Power Prices, Regulation, Utilities - April 17, 2017
Energy secretary orders grid study of renewable energy impacts to coal, nuclear generation
Energy Secretary Rick Perry has reportedly ordered a study of the U.S. grid, with a focus on the impacts of an accelerating amount of renewable energy being added to the U.S. generation mix.
The April 14 memo reportedly calls on Perry's chief of staff to explore whether "policies that favor wind and solar energy are accelerating the retirement of coal and nuclear plants critical to ensuring steady, reliable power supplies," according to Bloomberg News. Reviving the fossil fuel industry had been a campaign pledge of President Donald Trump, and the administration has already taken aim at a number of environmental regulations on power plants, including the U.S. EPA's Clean Power Plan.
Bloomberg reported that Perry's memo "suggests that the administration may be looking for other ways to keep coal plants online." The request followed by a day Perry's appearance at an event to celebrate the operations of a new carbon capture and enhanced oil recovery system in Texas.

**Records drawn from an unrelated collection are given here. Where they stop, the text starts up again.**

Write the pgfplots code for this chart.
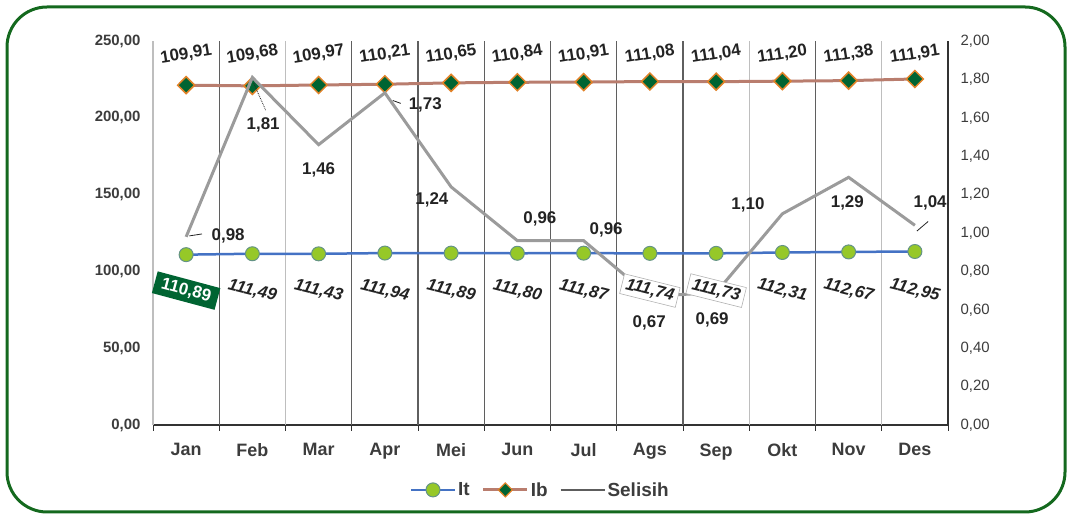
\documentclass[border=0pt]{standalone}
\usepackage{pgfplots}
\pgfplotsset{compat=1.18}
\usepackage{fontspec}
\setmainfont{Liberation Sans}
\definecolor{frame}{RGB}{20,105,30}
\definecolor{itline}{RGB}{68,114,196}
\definecolor{itmark}{RGB}{150,200,40}
\definecolor{ibline}{RGB}{185,125,110}
\definecolor{ibmark}{RGB}{0,100,50}
\definecolor{iborange}{RGB}{225,130,40}
\definecolor{sel}{RGB}{155,155,155}
\definecolor{txt}{RGB}{35,35,35}
\definecolor{labgray}{RGB}{60,60,60}
\definecolor{axisdark}{RGB}{50,50,50}
\definecolor{griddark}{RGB}{95,95,95}
\definecolor{gridlight}{RGB}{190,190,190}
\definecolor{boxgreen}{RGB}{0,100,50}
\pgfplotsset{
  base/.style={scale only axis, width=795bp, height=384bp, at={(153bp,90bp)}, anchor=south west,
    xmin=-0.5, xmax=11.5, clip=false},
  numfmt/.style={/pgf/number format/fixed, /pgf/number format/fixed zerofill,
    /pgf/number format/precision=2, /pgf/number format/use comma,
    /pgf/number format/1000 sep={}, /pgf/number format/assume math mode=true},
}
\tikzset{
  ibl/.style={rotate=9, font=\fontsize{17}{19}\selectfont\bfseries, text=txt, inner sep=0pt},
  itl/.style={rotate=-14, font=\fontsize{17}{19}\selectfont\bfseries\itshape, text=txt, inner sep=0pt},
  sl/.style={font=\fontsize{17}{19}\selectfont\bfseries, text=txt, inner sep=0pt},
}
\begin{document}
\begin{tikzpicture}[x=1bp,y=1bp]
\path[use as bounding box] (0,0) rectangle (1069,515);
\draw[frame, line width=3bp, rounded corners=40bp] (7,3) rectangle (1065,508);

% Axis 1: It (left scale)
\begin{axis}[base, ymin=0, ymax=250,
  axis x line*=bottom, axis y line*=left,
  y axis line style={draw=none},
  x axis line style={draw=axisdark, line width=1.5bp},
  xtick={0,...,11},
  xticklabels={Jan,Feb,Mar,Apr,Mei,Jun,Jul,Ags,Sep,Okt,Nov,Des},
  major tick length=0pt,
  minor xtick={-0.5,0.5,1.5,2.5,3.5,4.5,5.5,6.5,7.5,8.5,9.5,10.5,11.5},
  minor tick length=6bp, tick align=outside,
  minor x tick style={draw=axisdark, line width=1bp},
  xticklabel style={font=\fontsize{18}{20}\selectfont\bfseries, text=labgray, yshift=-15bp},
  ytick={0,50,100,150,200,250},
  scaled y ticks=false,
  yticklabel style={numfmt, font=\fontsize{15}{17}\selectfont\bfseries, text=labgray, xshift=-9bp},
  legend style={at={(0.487,-0.169)}, anchor=center, draw=none, fill=none,
    font=\fontsize{19}{21}\selectfont\bfseries, text=labgray,
    /tikz/every even column/.append style={column sep=10bp}},
  legend columns=3,
  legend image code/.code={\draw[mark repeat=2,mark phase=2,#1] plot coordinates {(0bp,0bp) (22bp,0bp) (44bp,0bp)};},
]
\draw[gridlight, line width=1.2bp] (axis cs:-0.5,0) -- (axis cs:-0.5,250);
\draw[griddark, line width=1.2bp] (axis cs:0.5,0) -- (axis cs:0.5,250);
\draw[gridlight, line width=1.2bp] (axis cs:1.5,0) -- (axis cs:1.5,250);
\draw[griddark, line width=1.2bp] (axis cs:2.5,0) -- (axis cs:2.5,250);
\draw[griddark, line width=1.2bp] (axis cs:3.5,0) -- (axis cs:3.5,250);
\draw[griddark, line width=1.2bp] (axis cs:4.5,0) -- (axis cs:4.5,250);
\draw[griddark, line width=1.2bp] (axis cs:5.5,0) -- (axis cs:5.5,250);
\draw[griddark, line width=1.2bp] (axis cs:6.5,0) -- (axis cs:6.5,250);
\draw[griddark, line width=1.2bp] (axis cs:7.5,0) -- (axis cs:7.5,250);
\draw[gridlight, line width=1.2bp] (axis cs:8.5,0) -- (axis cs:8.5,250);
\draw[griddark, line width=1.2bp] (axis cs:9.5,0) -- (axis cs:9.5,250);
\draw[gridlight, line width=1.2bp] (axis cs:10.5,0) -- (axis cs:10.5,250);
\addplot[itline, line width=2.5bp, mark=*, mark size=7bp,
  mark options={fill=itmark, draw=itline!60!itmark, line width=1bp}] coordinates {
  (0,110.89) (1,111.49) (2,111.43) (3,111.94) (4,111.89) (5,111.80)
  (6,111.87) (7,111.74) (8,111.73) (9,112.31) (10,112.67) (11,112.95)};
\addlegendentry{It}
\addlegendimage{ibline, line width=3bp, mark=diamond*, mark size=7bp,
  mark options={fill=ibmark, draw=iborange, line width=1.2bp, xscale=1.33}}
\addlegendentry{Ib}
\addlegendimage{sel!60!black, line width=2bp}
\addlegendentry{Selisih}
\end{axis}

% Axis 2: Ib (hidden scale)
\begin{axis}[base, ymin=0, ymax=124.2, hide axis]
\addplot[ibline, line width=3bp, mark=diamond*, mark size=8.5bp,
  mark options={fill=ibmark, draw=iborange, line width=1.5bp, xscale=1.33}] coordinates {
  (0,109.91) (1,109.68) (2,109.97) (3,110.21) (4,110.65) (5,110.84)
  (6,110.91) (7,111.08) (8,111.04) (9,111.20) (10,111.38) (11,111.91)};
\end{axis}

% Axis 3: Selisih (right scale)
\begin{axis}[base, ymin=0, ymax=2,
  axis x line=none, axis y line*=right,
  y axis line style={draw=axisdark, line width=1.5bp},
  ytick={0,0.2,0.4,0.6,0.8,1,1.2,1.4,1.6,1.8,2},
  major tick length=0pt, scaled y ticks=false,
  yticklabel style={numfmt, font=\fontsize{15}{17}\selectfont, text=labgray, xshift=9bp},
]
\addplot[sel, line width=3bp] coordinates {
  (0,0.98) (1,1.81) (2,1.46) (3,1.73) (4,1.24) (5,0.96)
  (6,0.96) (7,0.67) (8,0.69) (9,1.10) (10,1.29) (11,1.04)};
% Ib labels
\node[ibl] at (axis cs:0,1.93) {109,91};
\node[ibl] at (axis cs:1,1.93) {109,68};
\node[ibl] at (axis cs:2,1.93) {109,97};
\node[ibl] at (axis cs:3,1.93) {110,21};
\node[ibl] at (axis cs:4,1.93) {110,65};
\node[ibl] at (axis cs:5,1.93) {110,84};
\node[ibl] at (axis cs:6,1.93) {110,91};
\node[ibl] at (axis cs:7,1.93) {111,08};
\node[ibl] at (axis cs:8,1.93) {111,04};
\node[ibl] at (axis cs:9,1.93) {111,20};
\node[ibl] at (axis cs:10,1.93) {111,38};
\node[ibl] at (axis cs:11,1.93) {111,91};
% It labels
\node[rotate=-15, fill=boxgreen, text=white, font=\fontsize{17}{19}\selectfont\bfseries, inner xsep=7bp, inner ysep=4bp] at (axis cs:0,0.70) {110,89};
\node[itl] at (axis cs:1,0.70) {111,49};
\node[itl] at (axis cs:2,0.70) {111,43};
\node[itl] at (axis cs:3,0.70) {111,94};
\node[itl] at (axis cs:4,0.70) {111,89};
\node[itl] at (axis cs:5,0.70) {111,80};
\node[itl] at (axis cs:6,0.70) {111,87};
\node[itl, fill=white, draw=gray!60, line width=0.6bp, inner xsep=4bp, inner ysep=3bp] at (axis cs:7,0.70) {111,74};
\node[itl, fill=white, draw=gray!60, line width=0.6bp, inner xsep=4bp, inner ysep=3bp] at (axis cs:8,0.70) {111,73};
\node[itl] at (axis cs:9,0.70) {112,31};
\node[itl] at (axis cs:10,0.70) {112,67};
\node[itl] at (axis cs:11,0.70) {112,95};
% Selisih labels
\node[sl] at (axis cs:0.634,0.984) {0,98};
\node[sl] at (axis cs:1.162,1.5625) {1,81};
\node[sl] at (axis cs:2.0,1.328) {1,46};
\node[sl] at (axis cs:3.61,1.667) {1,73};
\node[sl] at (axis cs:3.71,1.172) {1,24};
\node[sl] at (axis cs:5.34,1.073) {0,96};
\node[sl] at (axis cs:6.34,1.016) {0,96};
\node[sl] at (axis cs:6.99,0.531) {0,67};
\node[sl] at (axis cs:7.94,0.547) {0,69};
\node[sl] at (axis cs:8.48,1.146) {1,10};
\node[sl] at (axis cs:9.98,1.156) {1,29};
\node[sl] at (axis cs:11.23,1.156) {1,04};
% leader lines
\draw[txt, line width=0.8bp] (axis cs:0.05,0.985) -- (axis cs:0.24,0.995);
\draw[txt, line width=0.8bp, densely dotted] (axis cs:1.02,1.78) -- (axis cs:1.2,1.64);
\draw[txt, line width=0.8bp] (axis cs:3.12,1.69) -- (axis cs:3.24,1.675);
\draw[txt, line width=0.8bp] (axis cs:11.03,1.01) -- (axis cs:11.2,1.06);
\end{axis}
\end{tikzpicture}
\end{document}
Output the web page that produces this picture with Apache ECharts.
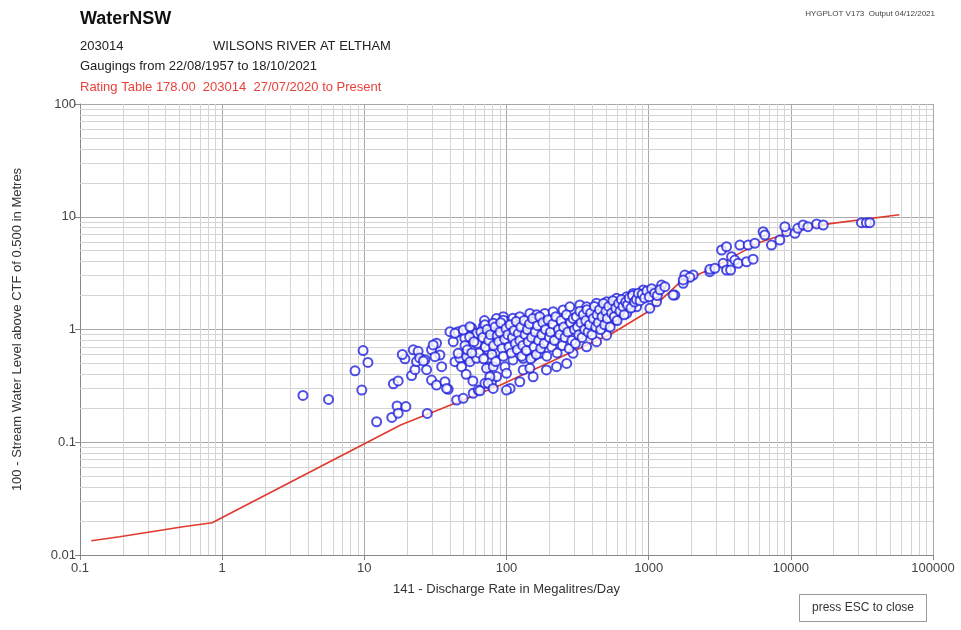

Bloomberg News reported April 15:
Perry highlights concerns about the "erosion" of resources providing "baseload power" — consistent, reliable electricity generated even when the sun isn't shining and the winds aren't blowing. "We are blessed as a nation to have an abundance of domestic energy resources, such as coal, natural gas, nuclear and hydroelectric, all of which provide affordable baseload power and contribute to a stable, reliable and resilient grid," Perry wrote in the memo to his chief of staff. But in recent years, grid experts have "highlighted the diminishing diversity of our nation’s electric generation mix and what that could mean for baseload power and grid resilience."